There is a positive side to stock market losses. Take advantage of the down market this year to harvest tax losses. Any losses not used to offset capital gains can reduce ordinary income by up to $3K in 2011, and the excess is carried forward into future tax years.
4. Keep on Contributing to Your 401(k)
Continue putting away as much as possible into your employer retirement plan.
More than half of defined contribution plans experienced an increase in 401(k) loans in the past two years, but, according to Bank of America Merrill Lynch, only 28 percent of plan participants stopped or decreased contributions in 2011, compared to 67 percent and 33 percent respectively during third quarter 2010.

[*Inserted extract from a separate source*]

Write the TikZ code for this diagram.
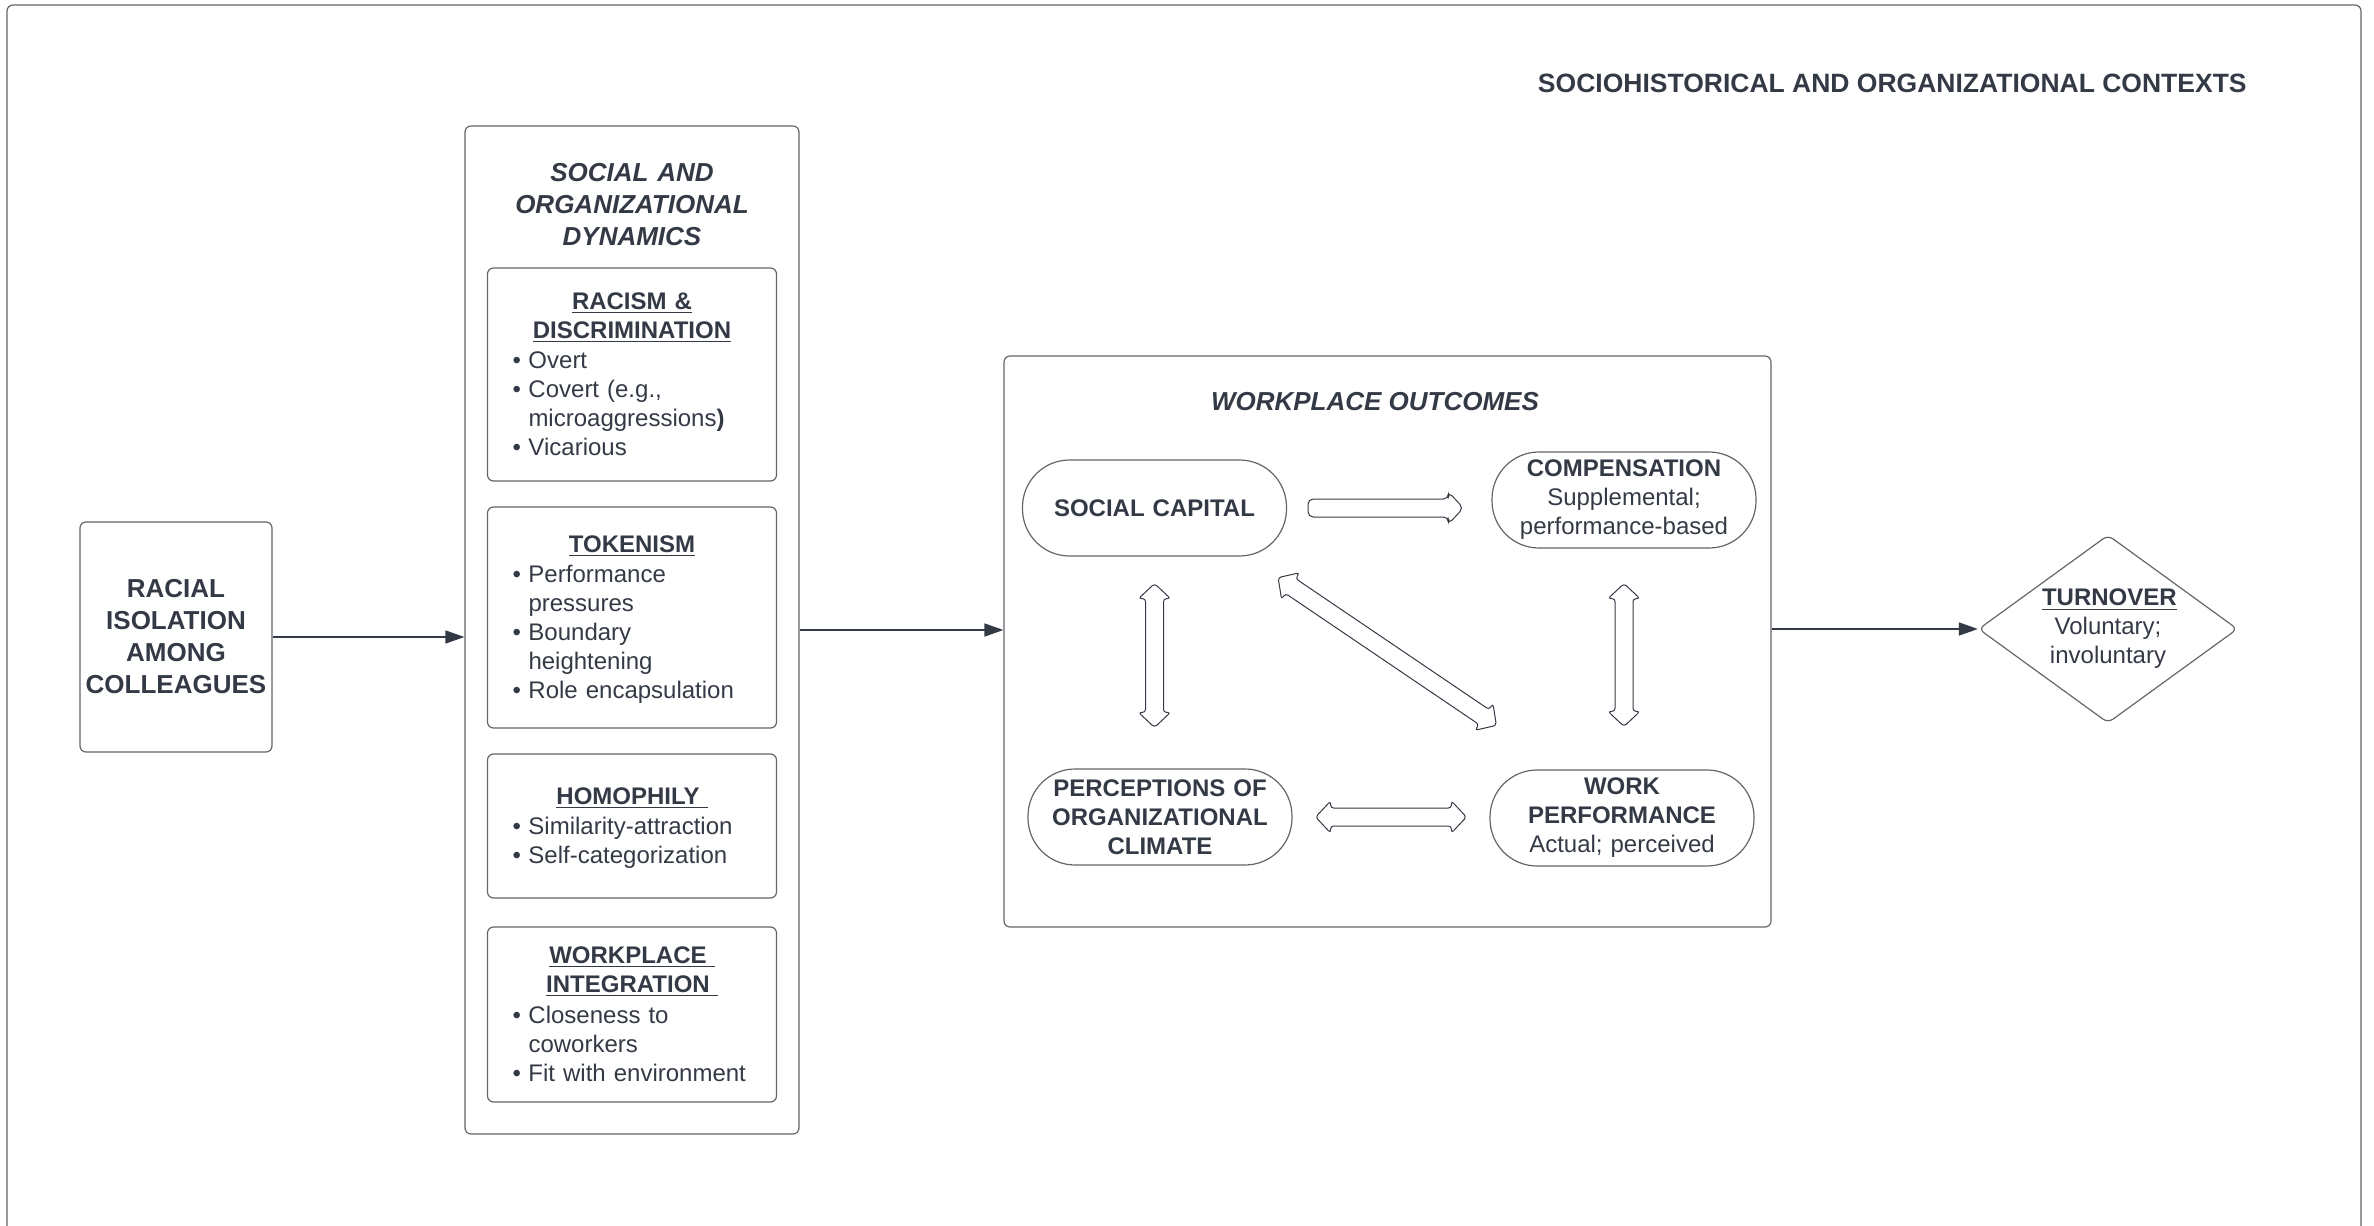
\documentclass[tikz,border=0pt]{standalone}
\usepackage{fontspec}
\setmainfont{Liberation Sans}
\usetikzlibrary{arrows.meta,calc,shapes.geometric}

\definecolor{ink}{RGB}{52,58,69}
\definecolor{edge}{RGB}{98,102,109}

\newcommand{\hd}[1]{\textbf{\underline{#1}}}
% bullet list: one row per printed line
\newenvironment{blist}{\par\vspace{2pt}\noindent\begin{tabular}{@{}p{8pt}@{}l@{}}}{\end{tabular}\par\vspace{-4pt}}

\tikzset{
	box/.style={draw=edge, line width=0.6pt, rounded corners=3pt},
	subbox/.style={box, minimum width=144.5pt, text width=119.5pt, inner xsep=12.5pt, inner ysep=0pt, align=left},
	stadium/.style={draw=edge, line width=0.6pt, rounded corners=23.5pt, minimum width=132pt, minimum height=48pt, text width=124pt, inner sep=1pt, align=center},
	flow/.style={draw=ink, line width=0.75pt, -{Triangle[length=9.5pt,width=6.5pt]}},
	% hollow block arrows, #1 and #2 = gaps at both ends
	dblblk/.style 2 args={draw=ink, line width=0.5pt, rounded corners=1.5pt,
		to path={
			($(\tikztostart)!#1!(\tikztotarget)$) coordinate (b1)
			($(\tikztotarget)!#2!(\tikztostart)$) coordinate (b2)
			($(b1)!7.5pt!(b2)$) coordinate (h1)
			($(b2)!7.5pt!(b1)$) coordinate (h2)
			(b1) -- ($(h1)!8pt!90:(b2)$) -- ($(h1)!4.5pt!90:(b2)$) -- ($(h2)!4.5pt!-90:(b1)$) -- ($(h2)!8pt!-90:(b1)$)
			-- (b2) -- ($(h2)!8pt!90:(b1)$) -- ($(h2)!4.5pt!90:(b1)$) -- ($(h1)!4.5pt!-90:(b2)$) -- ($(h1)!8pt!-90:(b2)$) -- cycle
		}},
	oneblk/.style 2 args={draw=ink, line width=0.5pt, rounded corners=2.5pt,
		to path={
			($(\tikztostart)!#1!(\tikztotarget)$) coordinate (b1)
			($(\tikztotarget)!#2!(\tikztostart)$) coordinate (b2)
			($(b2)!7.5pt!(b1)$) coordinate (h2)
			($(b1)!4.5pt!90:(b2)$) -- ($(h2)!4.5pt!-90:(b1)$) -- ($(h2)!8pt!-90:(b1)$)
			-- (b2) -- ($(h2)!8pt!90:(b1)$) -- ($(h2)!4.5pt!90:(b1)$) -- ($(b1)!4.5pt!-90:(b2)$) -- cycle
		}},
}

\begin{document}
\begin{tikzpicture}[x=0.5pt, y=-0.5pt, every node/.style={text=ink, font=\fontsize{12}{14.5}\selectfont}]
		\useasboundingbox (0,0) rectangle (2374,1226);
		% outer frame
		\draw[draw=edge, line width=0.6pt, rounded corners=3pt] (7,1226) -- (7,5) -- (2361,5) -- (2361,1226);
		\node[anchor=east, inner sep=0pt, font=\fontsize{13.25}{16}\selectfont\bfseries] (ctx) at (2247,83) {SOCIOHISTORICAL AND ORGANIZATIONAL CONTEXTS};
		% racial isolation
		\node[box, minimum width=96pt, minimum height=115pt, text width=96pt, inner sep=0pt, align=center, font=\fontsize{13}{16}\selectfont\bfseries] (iso) at (176,637) {RACIAL\\ISOLATION\\AMONG\\COLLEAGUES};
		% social and organizational dynamics
		\node[box, minimum width=167pt, minimum height=504pt] (dyn) at (632,630) {};
		\node[align=center, text width=150pt, font=\fontsize{13}{16}\selectfont\bfseries\itshape] (dyntitle) at (632,205) {SOCIAL AND\\ORGANIZATIONAL\\DYNAMICS};
		\node[subbox, minimum height=106.5pt] (racism) at (632,374.5) {{\centering\hd{RACISM \&}\\\hd{DISCRIMINATION}\par}
			\begin{blist}\textbullet&Overt\\\textbullet&Covert (e.g.,\\&microaggressions\textbf{)}\\\textbullet&Vicarious\end{blist}};
		\node[subbox, minimum height=110.5pt] (token) at (632,617.5) {{\centering\hd{TOKENISM}\par}
			\begin{blist}\textbullet&Performance\\&pressures\\\textbullet&Boundary\\&heightening\\\textbullet&Role encapsulation\end{blist}};
		\node[subbox, minimum height=72pt] (homo) at (632,826) {{\centering\hd{HOMOPHILY\ }\par}
			\begin{blist}\textbullet&Similarity-attraction\\\textbullet&Self-categorization\end{blist}};
		\node[subbox, minimum height=87.5pt] (integ) at (632,1014.5) {{\centering\hd{WORKPLACE\ }\\\hd{INTEGRATION\ }\par}
			\begin{blist}\textbullet&Closeness to\\&coworkers\\\textbullet&Fit with environment\end{blist}};
		% workplace outcomes
		\node[box, minimum width=383.5pt, minimum height=285.5pt] (wo) at (1387.5,641.5) {};
		\node[font=\fontsize{13}{16}\selectfont\bfseries\itshape] (wotitle) at (1375,402) {WORKPLACE OUTCOMES};
		\node[stadium] (sc) at (1154.5,508) {\textbf{SOCIAL CAPITAL}};
		\node[stadium] (comp) at (1624,500) {\textbf{COMPENSATION}\\Supplemental;\\performance-based};
		\node[stadium] (pc) at (1160,817) {\textbf{PERCEPTIONS OF\\ORGANIZATIONAL\\CLIMATE}};
		\node[stadium] (wp) at (1622,818) {\textbf{WORK\\PERFORMANCE}\\Actual; perceived};
		% turnover
		\node[diamond, draw=edge, line width=0.6pt, rounded corners=3pt, aspect=1.38, minimum width=129.5pt, minimum height=94pt, inner sep=0pt, text width=66pt, align=center] (turn) at (2108,629) {\hd{TURNOVER}\\Voluntary;\\involuntary};
		% arrows between the blocks
		\draw[flow] (iso.east) -- (iso.east -| dyn.west);
		\draw[flow] (dyn.east) -- (dyn.east -| wo.west);
		\draw[flow] (turn.west -| wo.east) -- (turn.west);
		% block arrows among the outcomes
		\draw[oneblk={10.5pt}{14pt}] (sc.east) to (sc.east -| comp.west);
		\draw[dblblk={13.5pt}{20.5pt}] (sc.south) to (sc.south |- pc.north);
		\draw[dblblk={17.5pt}{21.5pt}] (comp.south) to (comp.south |- wp.north);
		\draw[dblblk={11.5pt}{11.5pt}] (pc.east) to (pc.east -| wp.west);
		\draw[dblblk={0pt}{0pt}] ($(sc.south east)+(-9,21)$) to ($(wp.north west)+(7,-44)$);
\end{tikzpicture}
\end{document}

If the contributions are on autopilot, FPA says, you're less likely to come to a sudden stop when current events are discouraging. Also, dollars are invested throughout the year, so in a market that is up one month and down the next, you won't buy all your shares at high points and you'll get more shares at low points.
5. Keep an Eye on a ReFi
With interest rates at all-time lows, it's a good time to explore if refinancing makes sense. You may find it preferable to refinance from a 30- year loan to a 15-year loan, as some institutions are offering 15-year loans at less than 4 percent. Run the numbers. You may find that the payment on a new 15-year mortgage is similar to an existing 30-year mortgage and would significantly reduce the amount of interest paid over the life of the loan.
6. Assess a Reassessment
With the continuing decline in home values in many locations, homeowners should consider applying for a reassessment of their home value for property tax purposes. This is a relatively easy process that might save significant money, especially for those in expensive areas. The county assessor's office can provide you with the forms and process for requesting a reassessment.
7. Update Your Estate Plan
Take a fresh look at your estate planning documents. The annual gift limit remains at $13,000 per donor per person in 2012, but the lifetime exemption of $5,000,000 in 2011 has been adjusted for inflation and will be $5,120,000 in 2012. Your financial planner and your estate attorney will know what these changes mean for your specific situation.
8. Give a Gift or Make a Loan
Want to help out a family member who may be in dire straights, but don't feel comfortable making an outright gift? Loans to family members must use government-approved rates, or they will be taxed as gifts. It's called the Applicable Federal Rate, or AFR, and our low interest rate environment could make 2012 an excellent time to make loans. The current long-term AFR for loans more than nine years is 2.8 percent (compounded annually), and the short-term AFR for loans less than three years is only 0.2 percent.
9. Resolve to Review Beneficiaries
Use the start of the New Year to review all beneficiary statements for 401(k) plans, IRAs, and life insurance policies. Remember that retirement account assets pass by beneficiary statement and not by will; the same is true for life insurance policies. Every financial planner has stories of clients who divorce and never revise their beneficiary statements; the client dies and a life insurance policy or 401(k) is paid to the ex-spouse, leaving a current spouse or children with nothing.
10. Keep Up with Contribution Limits
Take advantage of 2012 increases in retirement account contributions. The maximum 401(k), 403b, 457 contributions increase to $17,000. Catch-up contribution for the over-50 set is an additional $5,500
11. Keep Your Cool
Listening to the financial news wasn't easy in 2011 and we may face the same cacophony of doomsayers in 2012. Selling stocks when prices are down is not a successful long-term investment strategy. And remember — when media headlines proclaim, "investors are dumping stocks," someone else is buying them.
12. See a Financial Planner
Financial planners can help you navigate your way through these perilous economic times. No one knows what the future will bring, but a good planner can provide the kind of experience and objectivity that can bring clarity to difficult financial decisions.
If you have a financial planner, and you haven't updated your plan in light of recent economic realities, it makes sense to check if you're still on track, or if there are course-corrections you could make to improve the situation.